Date Published: July 19, 2019
Publisher: Public Library of Science
Author(s): Murray J. Tipping, Karine A. Gibbs, Matthew R. Parsek.
Colonies of the opportunistic pathogen Proteus mirabilis can distinguish self from non-self: in swarming colonies of two different strains, one strain excludes the other from the expanding colony edge. Predominant models characterize bacterial kin discrimination as immediate antagonism towards non-kin cells, typically through delivery of toxin effector molecules from one cell into its neighbor. Upon effector delivery, receiving cells must either neutralize it by presenting a cognate anti-toxin as would a clonal sibling, or suffer cell death or irreversible growth inhibition as would a non-kin cell. Here we expand this paradigm to explain the non-lethal Ids self-recognition system, which stops access to a social behavior in P. mirabilis by selectively and transiently inducing non-self cells into a growth-arrested lifestyle incompatible with cooperative swarming. This state is characterized by reduced expression of genes associated with protein synthesis, virulence, and motility, and also causes non-self cells to tolerate previously lethal concentrations of antibiotics. We show that temporary activation of the stringent response is necessary for entry into this state, ultimately resulting in the iterative exclusion of non-self cells as a swarm colony migrates outwards. These data clarify the intricate connection between non-lethal recognition and the lifecycle of P. mirabilis swarm colonies.

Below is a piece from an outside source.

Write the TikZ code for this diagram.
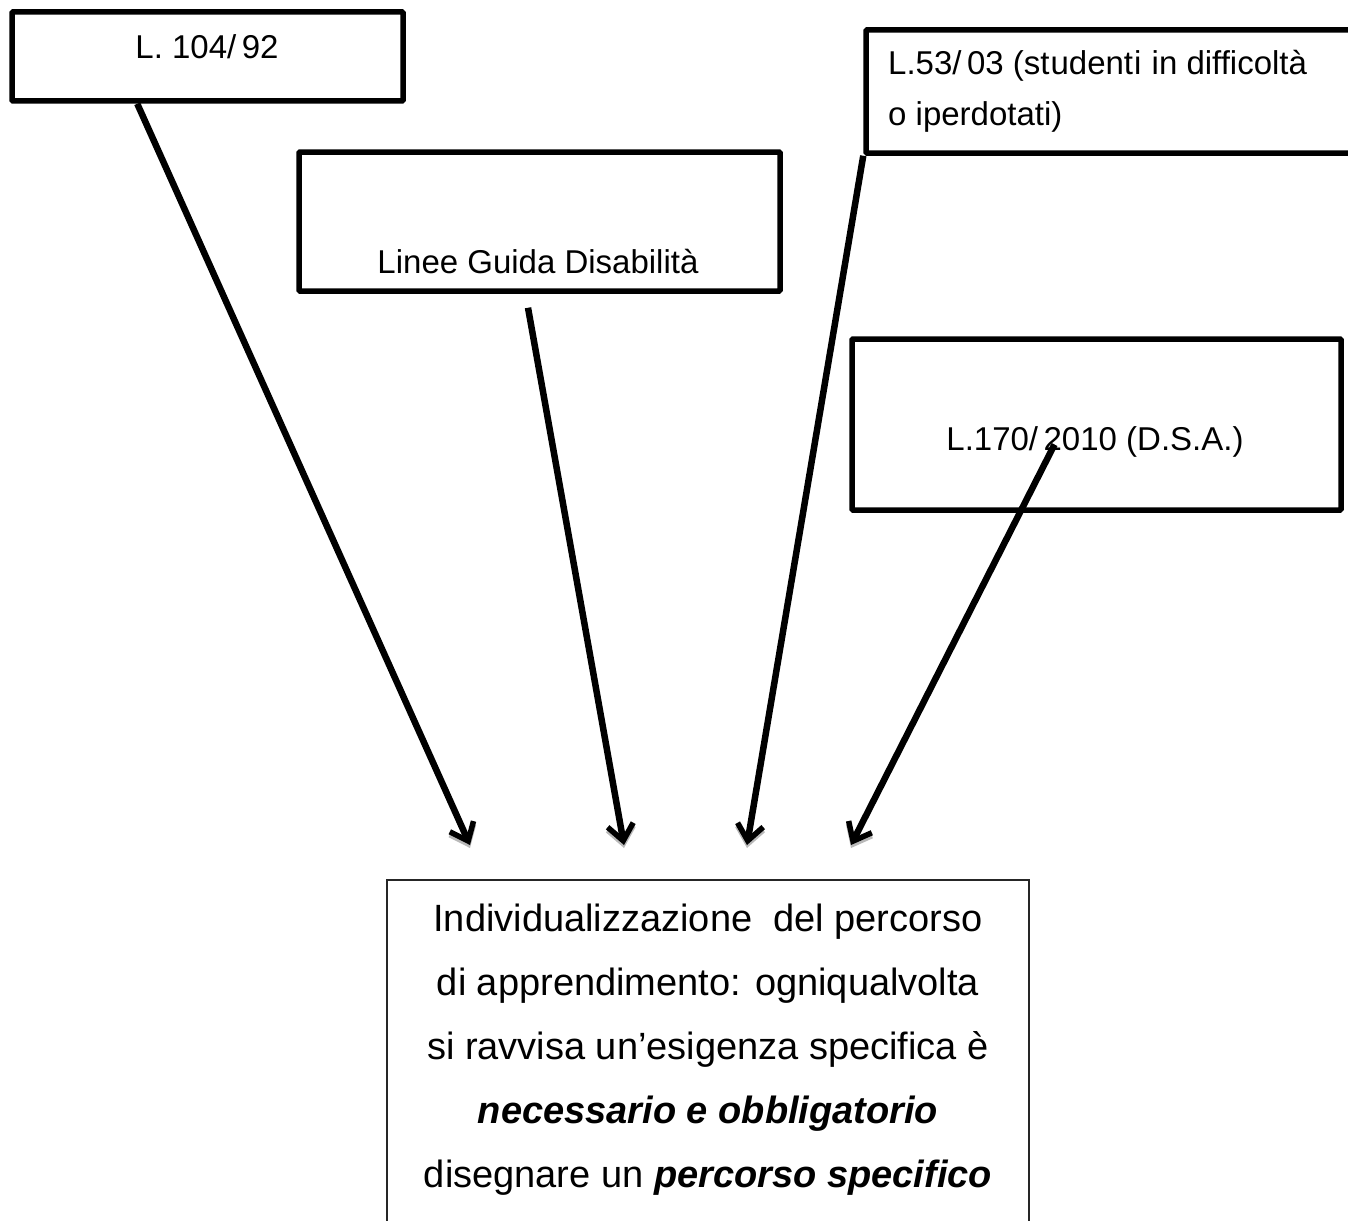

Organisms rarely live in complete isolation. Living in a community can provide benefits to each individual. However, there is a constant balance between the interests of individuals and the maintenance of community-wide advantages. A stable evolutionary strategy is for individuals to preferentially direct advantages to close kin [1–3]. This behavior, known as kin discrimination, has been the subject of focused study.